Over the next decade, the SAIC, like its affiliates, was a moderate and even conservative body; dominated by an elite class of South African Indians, its primary methods were petitions, deputations to the authorities, and appeals for help to the government of India, then under British control. However, during the 1930s, the incumbent leadership was challenged by a group of younger activists, labelled radicals, who advocated for a more militant form of non-violent resistance to racist laws, as well as for cooperation with South Africa's black African majority. Their influence grew until 1945–1946, when two of the radical leaders, Monty Naicker and Yusuf Dadoo, were elected as the leaders of the NIC and TIC respectively.

== Opposition to the Ghetto Act ==
In 1946, the SAIC, with Mahatma Gandhi's support, resolved to protest the Asiatic Land Tenure and Indian Representation Act, which it nicknamed the Ghetto Act.

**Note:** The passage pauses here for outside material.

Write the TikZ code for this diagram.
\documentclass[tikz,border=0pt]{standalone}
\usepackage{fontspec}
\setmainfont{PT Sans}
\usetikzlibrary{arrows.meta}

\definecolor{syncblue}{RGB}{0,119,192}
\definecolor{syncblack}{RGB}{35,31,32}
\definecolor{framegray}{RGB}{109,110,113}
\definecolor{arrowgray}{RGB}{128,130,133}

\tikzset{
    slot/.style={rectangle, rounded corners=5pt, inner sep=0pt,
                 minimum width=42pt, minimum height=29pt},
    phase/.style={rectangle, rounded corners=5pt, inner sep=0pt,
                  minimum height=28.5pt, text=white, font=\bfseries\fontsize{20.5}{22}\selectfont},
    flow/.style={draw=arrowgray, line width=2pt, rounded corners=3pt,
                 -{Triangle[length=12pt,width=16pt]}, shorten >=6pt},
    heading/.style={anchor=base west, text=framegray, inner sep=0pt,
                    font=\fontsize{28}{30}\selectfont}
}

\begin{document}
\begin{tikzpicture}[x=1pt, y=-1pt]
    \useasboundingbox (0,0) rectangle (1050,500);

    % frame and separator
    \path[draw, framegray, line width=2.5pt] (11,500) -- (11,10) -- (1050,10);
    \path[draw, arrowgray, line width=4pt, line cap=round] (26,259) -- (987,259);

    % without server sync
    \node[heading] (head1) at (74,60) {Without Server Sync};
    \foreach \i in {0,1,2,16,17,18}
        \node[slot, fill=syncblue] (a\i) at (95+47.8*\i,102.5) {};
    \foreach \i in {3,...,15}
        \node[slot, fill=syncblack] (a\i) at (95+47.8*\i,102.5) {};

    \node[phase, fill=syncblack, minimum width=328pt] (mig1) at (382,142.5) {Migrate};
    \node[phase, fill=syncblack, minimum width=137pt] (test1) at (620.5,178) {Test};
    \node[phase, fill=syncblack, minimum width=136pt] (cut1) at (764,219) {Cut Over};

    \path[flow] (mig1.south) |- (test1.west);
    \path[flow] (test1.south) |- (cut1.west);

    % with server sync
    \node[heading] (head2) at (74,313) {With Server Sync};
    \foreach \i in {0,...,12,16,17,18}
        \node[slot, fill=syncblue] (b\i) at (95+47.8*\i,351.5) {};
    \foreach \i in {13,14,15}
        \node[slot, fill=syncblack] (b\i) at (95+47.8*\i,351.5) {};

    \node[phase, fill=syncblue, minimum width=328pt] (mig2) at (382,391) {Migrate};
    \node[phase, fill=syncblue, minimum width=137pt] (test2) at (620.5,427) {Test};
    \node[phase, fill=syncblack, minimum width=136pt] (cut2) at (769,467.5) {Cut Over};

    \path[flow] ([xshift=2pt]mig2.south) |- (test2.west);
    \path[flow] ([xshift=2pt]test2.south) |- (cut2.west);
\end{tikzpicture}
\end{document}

The NIC and TIC each established ad hoc committees – the NIC in March and the TIC in April – which organised a campaign of passive resistance against the law. The campaign continued for two years, from June 1946 to June 1948, and involved the arrest of almost 2,000 protestors. At the height of the campaign, the Indian government took up the SAIC's complaints in the General Assembly of the United Nations; a SAIC delegation travelled to New York to advise the effort. The Indian resolution was passed in December 1946.
Also during the course of the passive resistance campaign, in March 1947, the respective presidents of the two provincial congresses – Dadoo for the TIC and Naicker for the NIC – signed a joint declaration of co-operation with Alfred Xuma, the leader of the African National Congress (ANC). The document, nicknamed the Doctors' Pact because all three signatories were doctors, pledged "the fullest co-operation between the [black] African and Indian peoples".

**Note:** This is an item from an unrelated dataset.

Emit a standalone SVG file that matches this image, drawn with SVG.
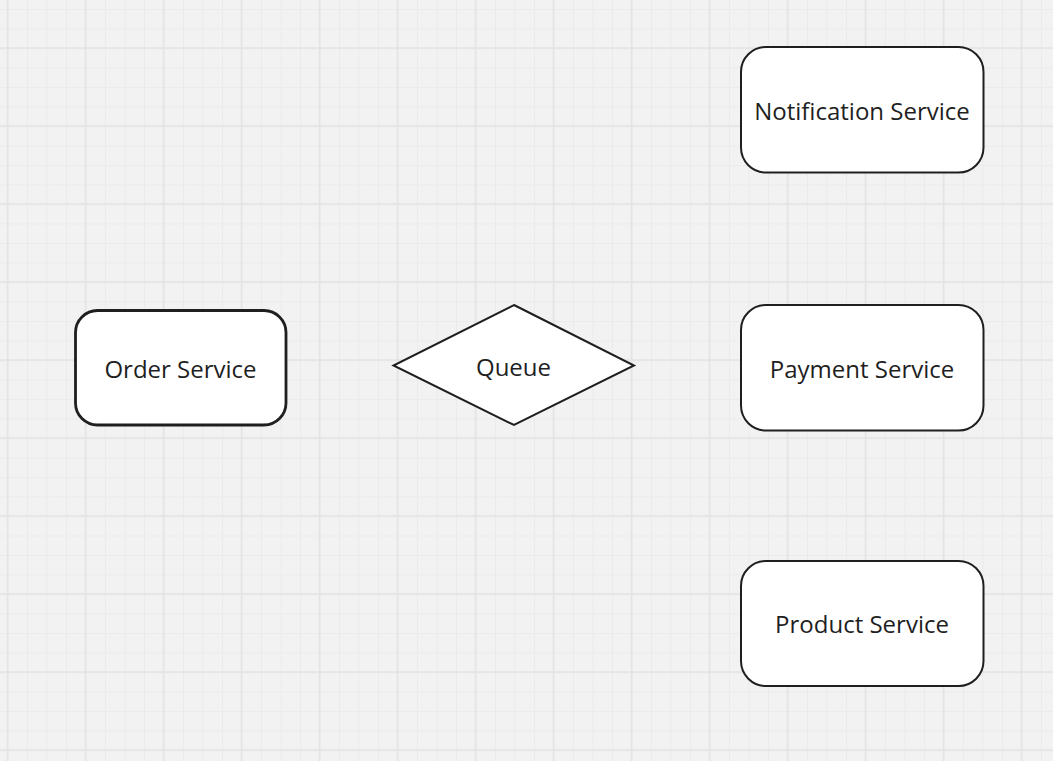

== Opposition to apartheid ==
In 1948, the National Party came to power in South Africa on a platform of legislating apartheid; in September that year, Naicker was elected as president of the SAIC. In 1951, the ANC and SAIC jointly planned the 1952 Defiance Campaign, with the SAIC's Yusuf Dadoo and Yusuf Cachalia sitting on the planning council alongside the ANC's James Moroka, Walter Sisulu, and J. B. Marks. On the first day of the campaign on 26 June 1952, the ANC's Walter Sisulu and TIC president Nana Sita led the first group of Johannesburg volunteers to arrest in Boksburg.

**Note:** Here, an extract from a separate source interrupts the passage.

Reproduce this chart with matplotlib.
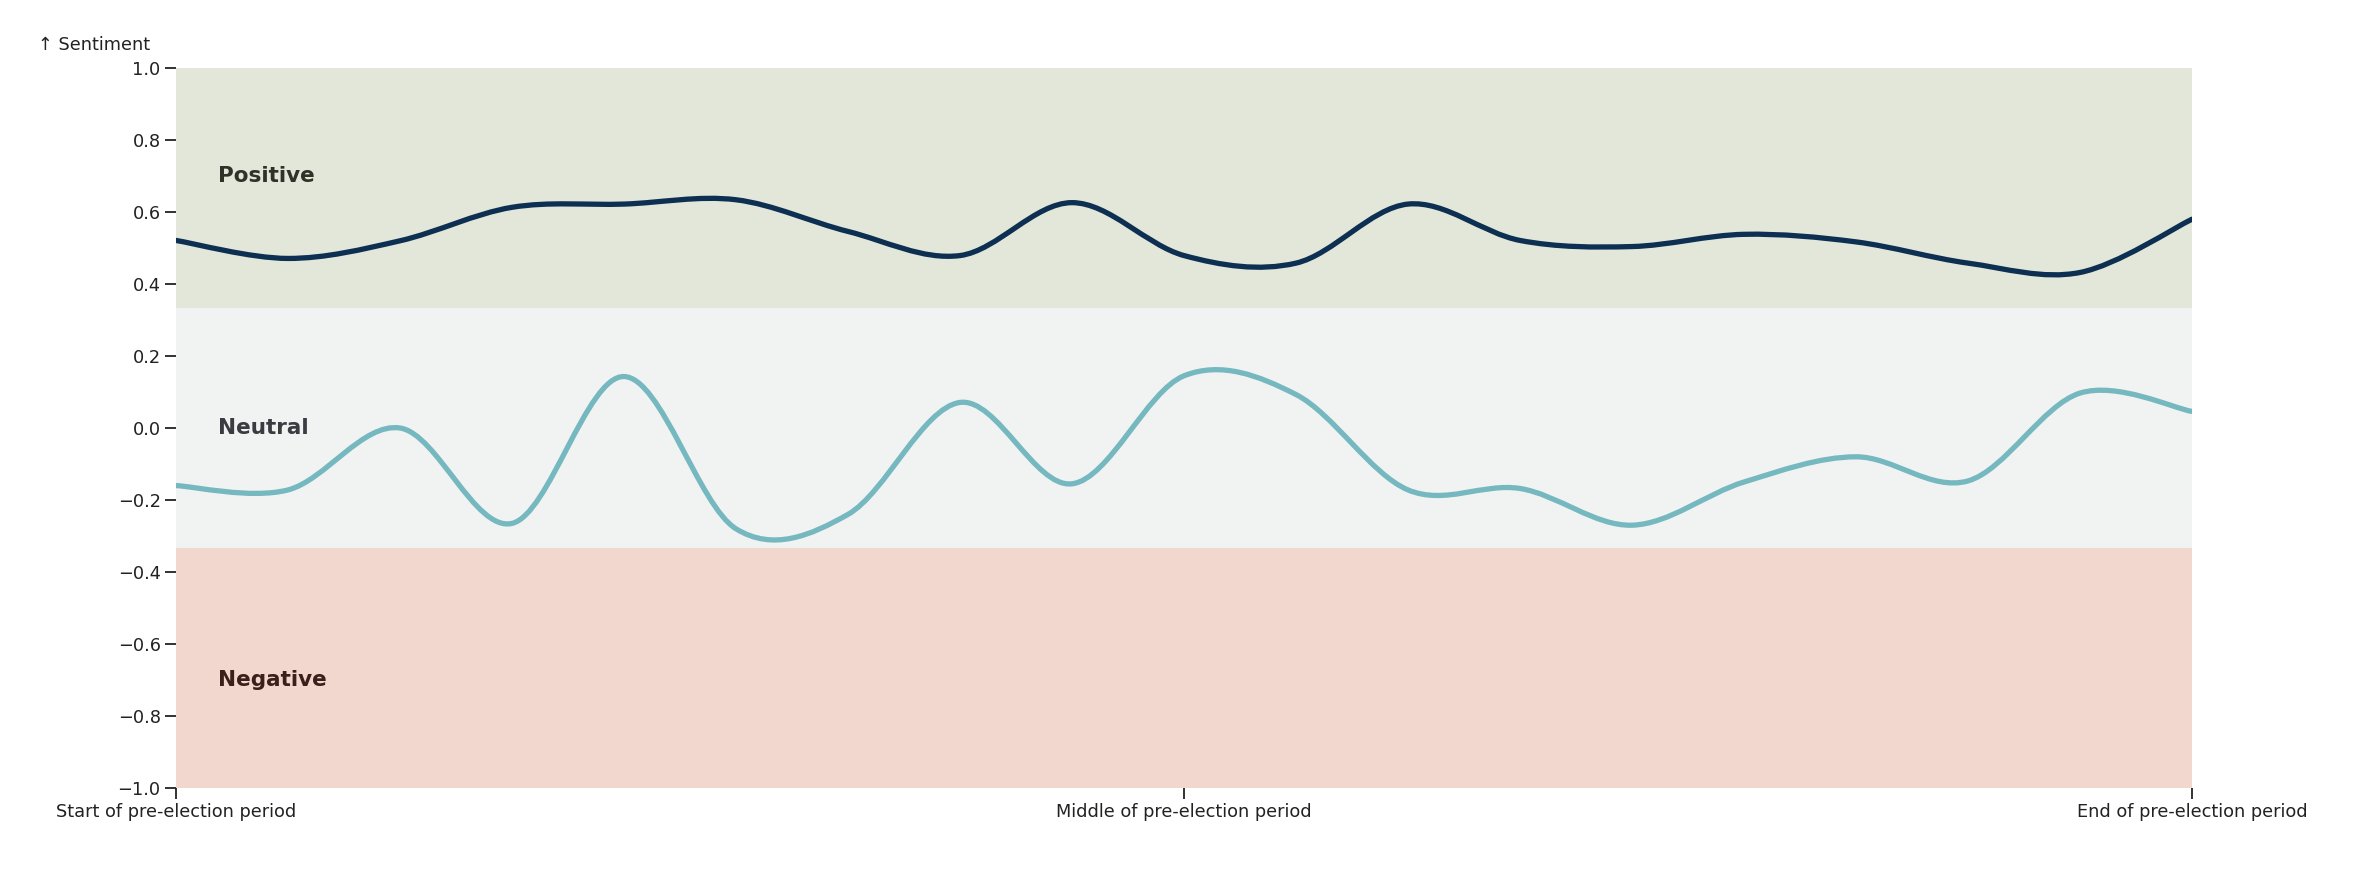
import matplotlib.pyplot as plt
from matplotlib.path import Path
from matplotlib.patches import PathPatch
import numpy as np

# sentiment over the pre-election period (19 equally spaced steps)
steps = list(range(19))
positive_line = [0.521, 0.471, 0.52, 0.613, 0.622, 0.634, 0.546, 0.479, 0.626, 0.479,
                 0.458, 0.622, 0.521, 0.504, 0.538, 0.517, 0.458, 0.432, 0.58]
neutral_line = [-0.16, -0.172, 0.0, -0.265, 0.143, -0.28, -0.24, 0.071, -0.155, 0.145,
                0.093, -0.172, -0.168, -0.27, -0.15, -0.08, -0.147, 0.097, 0.046]

bands = [(1/3, 1.0, '#e3e7d9', 'Positive', 0.7, '#2e3329'),
         (-1/3, 1/3, '#f1f3f2', 'Neutral', 0.0, '#393c40'),
         (-1.0, -1/3, '#f2d7cf', 'Negative', -0.7, '#3b1f1a')]

xtick_pos = [0, 9, 18]
xtick_labels = ['Start of pre-election period', 'Middle of pre-election period',
                'End of pre-election period']


def smooth_path(x, y):
    # catmull-rom curve through the points, as cubic bezier segments
    x = np.asarray(x, float)
    y = np.asarray(y, float)
    px = np.concatenate([[x[0]], x, [x[-1]]])
    py = np.concatenate([[y[0]], y, [y[-1]]])
    verts = [(x[0], y[0])]
    codes = [Path.MOVETO]
    for i in range(len(x) - 1):
        c1 = (px[i+1] + (px[i+2] - px[i]) / 6, py[i+1] + (py[i+2] - py[i]) / 6)
        c2 = (px[i+2] - (px[i+3] - px[i+1]) / 6, py[i+2] - (py[i+3] - py[i+1]) / 6)
        verts += [c1, c2, (px[i+2], py[i+2])]
        codes += [Path.CURVE4] * 3
    return Path(verts, codes)


fig = plt.figure(figsize=(23.68, 8.74), dpi=100)
ax = fig.add_axes([176/2368, 86/874, 2016/2368, 720/874])

for lo, hi, col, name, ypos, tcol in bands:
    ax.axhspan(lo, hi, color=col, lw=0, zorder=0)
    ax.annotate(name, (0, ypos), xytext=(30, 0), textcoords='offset points',
                ha='left', va='center', fontsize=15.5, fontweight='bold', color=tcol)

ax.add_patch(PathPatch(smooth_path(steps, neutral_line), fill=False, edgecolor='#76b8bf',
                       lw=3.8, capstyle='round', zorder=3))
ax.add_patch(PathPatch(smooth_path(steps, positive_line), fill=False, edgecolor='#0c2f52',
                       lw=3.8, capstyle='round', zorder=4))

ax.set_xlim(0, 18)
ax.set_ylim(-1, 1)
ax.set_yticks(np.round(np.arange(-1, 1.01, 0.2), 1))
ax.set_xticks(xtick_pos)
ax.set_xticklabels(xtick_labels)
for s in ax.spines.values():
    s.set_visible(False)
ax.tick_params(axis='both', labelsize=12.8, length=8, width=1.3, colors='#222222', pad=3)

fig.text(38/2368, 1 - 45/874, '\u2191 Sentiment', ha='left', va='center',
         fontsize=12.8, color='#222222')

fig.savefig('out.png', dpi=100)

In 1955, the SAIC, again with the ANC, was involved in organising the Congress of the People, at which it became a signatory of the Freedom Charter and a member of the Congress Alliance. Several members of the SAIC and both of its provincial wings were charged in the Treason Trial that followed the Congress of the People.

== Dormancy ==
From 1960, the apartheid government embarked on an unprecedented programme to repress opposition groups in the aftermath of the 1960 Sharpeville massacre. Though the SAIC and its affiliates were not banned by the government, many of its leading members faced banning orders. Others were imprisoned for their activities in Umkhonto we Sizwe, an armed opposition group, or went into exile abroad to evade police harassment or join the exiled South African Communist Party. The SAIC and its affiliates fell into dormancy.

The NIC was ultimately revived in 1971 and the TIC in 1983, but the umbrella body was not formally revived. The provincial branches continued to work in partnership with each other, as well as independently and as affiliates of the United Democratic Front. Both the NIC and TIC again fell dormant after the end of apartheid in 1994, with most of their leading members joining the ANC.